» **What you need to do**:
What do the lines from the top of the data through the line with "97.75, 97.8, 97.8]" say? Quote them exactly and include both ends.

» **Provided material**:
+---+
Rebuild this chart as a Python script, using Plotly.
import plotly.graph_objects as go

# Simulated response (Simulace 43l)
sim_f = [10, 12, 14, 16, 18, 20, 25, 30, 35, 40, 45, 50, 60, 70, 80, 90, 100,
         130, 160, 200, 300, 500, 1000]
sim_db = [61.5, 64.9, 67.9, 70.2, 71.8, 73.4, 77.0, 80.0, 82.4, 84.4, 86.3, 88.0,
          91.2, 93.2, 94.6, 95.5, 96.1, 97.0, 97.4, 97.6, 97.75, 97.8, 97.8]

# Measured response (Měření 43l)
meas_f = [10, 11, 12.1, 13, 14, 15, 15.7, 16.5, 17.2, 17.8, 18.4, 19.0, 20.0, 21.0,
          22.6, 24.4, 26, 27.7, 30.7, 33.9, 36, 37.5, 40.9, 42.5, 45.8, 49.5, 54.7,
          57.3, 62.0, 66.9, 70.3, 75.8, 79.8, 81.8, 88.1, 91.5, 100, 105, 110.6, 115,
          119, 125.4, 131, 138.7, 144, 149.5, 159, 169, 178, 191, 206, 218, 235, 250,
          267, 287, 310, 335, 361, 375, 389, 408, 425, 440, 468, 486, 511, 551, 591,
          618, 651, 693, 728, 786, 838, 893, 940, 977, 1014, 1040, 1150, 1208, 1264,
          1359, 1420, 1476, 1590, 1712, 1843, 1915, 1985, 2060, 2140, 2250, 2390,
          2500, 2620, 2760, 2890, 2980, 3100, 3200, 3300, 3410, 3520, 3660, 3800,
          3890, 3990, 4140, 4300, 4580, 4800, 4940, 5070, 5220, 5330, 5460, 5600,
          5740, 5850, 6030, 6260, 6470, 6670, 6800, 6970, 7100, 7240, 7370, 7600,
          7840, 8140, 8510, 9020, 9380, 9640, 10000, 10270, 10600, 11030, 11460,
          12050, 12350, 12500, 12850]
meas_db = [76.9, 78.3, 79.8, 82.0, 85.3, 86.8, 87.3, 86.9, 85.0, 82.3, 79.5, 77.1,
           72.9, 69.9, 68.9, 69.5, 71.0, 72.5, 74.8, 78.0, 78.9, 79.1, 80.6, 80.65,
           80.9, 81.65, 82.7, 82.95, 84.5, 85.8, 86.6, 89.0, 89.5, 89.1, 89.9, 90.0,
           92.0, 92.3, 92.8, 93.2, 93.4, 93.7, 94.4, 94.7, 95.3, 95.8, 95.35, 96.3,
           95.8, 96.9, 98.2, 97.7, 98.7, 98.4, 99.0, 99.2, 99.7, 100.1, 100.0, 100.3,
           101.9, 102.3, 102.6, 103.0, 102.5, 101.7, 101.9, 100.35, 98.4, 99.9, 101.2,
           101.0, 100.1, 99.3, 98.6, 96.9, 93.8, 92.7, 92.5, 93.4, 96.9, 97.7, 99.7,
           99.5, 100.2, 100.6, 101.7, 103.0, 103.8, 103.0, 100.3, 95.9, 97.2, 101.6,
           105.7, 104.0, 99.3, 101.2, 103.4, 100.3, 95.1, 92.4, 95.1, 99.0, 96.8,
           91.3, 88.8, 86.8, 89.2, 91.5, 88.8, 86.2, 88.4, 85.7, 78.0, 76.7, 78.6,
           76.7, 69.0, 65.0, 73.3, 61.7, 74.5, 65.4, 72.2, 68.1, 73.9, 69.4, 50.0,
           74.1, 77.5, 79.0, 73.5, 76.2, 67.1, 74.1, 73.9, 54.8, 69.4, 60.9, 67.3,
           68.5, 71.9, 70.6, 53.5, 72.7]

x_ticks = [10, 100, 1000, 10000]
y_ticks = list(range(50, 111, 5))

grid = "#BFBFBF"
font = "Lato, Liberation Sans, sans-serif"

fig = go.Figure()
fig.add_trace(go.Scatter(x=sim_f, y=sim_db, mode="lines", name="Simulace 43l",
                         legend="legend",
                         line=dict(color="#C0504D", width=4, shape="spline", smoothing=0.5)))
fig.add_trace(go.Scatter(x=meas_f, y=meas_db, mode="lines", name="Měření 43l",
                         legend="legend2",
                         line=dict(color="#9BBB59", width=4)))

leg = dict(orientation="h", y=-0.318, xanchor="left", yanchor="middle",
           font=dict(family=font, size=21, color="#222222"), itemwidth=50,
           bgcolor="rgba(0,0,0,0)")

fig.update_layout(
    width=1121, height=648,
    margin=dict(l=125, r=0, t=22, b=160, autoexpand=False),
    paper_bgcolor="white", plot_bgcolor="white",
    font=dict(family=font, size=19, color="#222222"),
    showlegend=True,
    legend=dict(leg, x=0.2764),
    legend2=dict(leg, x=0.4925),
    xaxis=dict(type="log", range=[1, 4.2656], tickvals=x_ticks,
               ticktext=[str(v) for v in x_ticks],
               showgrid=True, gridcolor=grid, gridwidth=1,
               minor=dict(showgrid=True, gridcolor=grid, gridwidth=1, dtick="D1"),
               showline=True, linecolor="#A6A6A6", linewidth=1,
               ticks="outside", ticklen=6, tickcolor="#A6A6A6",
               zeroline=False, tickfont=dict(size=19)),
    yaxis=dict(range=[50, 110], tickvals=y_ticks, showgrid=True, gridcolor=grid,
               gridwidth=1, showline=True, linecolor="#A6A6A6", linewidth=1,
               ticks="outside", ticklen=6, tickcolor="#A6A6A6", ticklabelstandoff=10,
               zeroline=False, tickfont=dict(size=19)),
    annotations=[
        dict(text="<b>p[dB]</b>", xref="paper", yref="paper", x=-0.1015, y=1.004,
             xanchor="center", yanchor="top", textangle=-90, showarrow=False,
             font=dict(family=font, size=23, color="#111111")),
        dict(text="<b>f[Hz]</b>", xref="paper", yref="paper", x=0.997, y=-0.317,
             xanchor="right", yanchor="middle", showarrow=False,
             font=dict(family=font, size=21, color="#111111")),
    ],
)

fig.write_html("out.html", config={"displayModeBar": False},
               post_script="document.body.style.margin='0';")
+---+
» **Solution below**:
Rebuild this chart as a Python script, using Plotly.
import plotly.graph_objects as go

# Simulated response (Simulace 43l)
sim_f = [10, 12, 14, 16, 18, 20, 25, 30, 35, 40, 45, 50, 60, 70, 80, 90, 100,
         130, 160, 200, 300, 500, 1000]
sim_db = [61.5, 64.9, 67.9, 70.2, 71.8, 73.4, 77.0, 80.0, 82.4, 84.4, 86.3, 88.0,
          91.2, 93.2, 94.6, 95.5, 96.1, 97.0, 97.4, 97.6, 97.75, 97.8, 97.8]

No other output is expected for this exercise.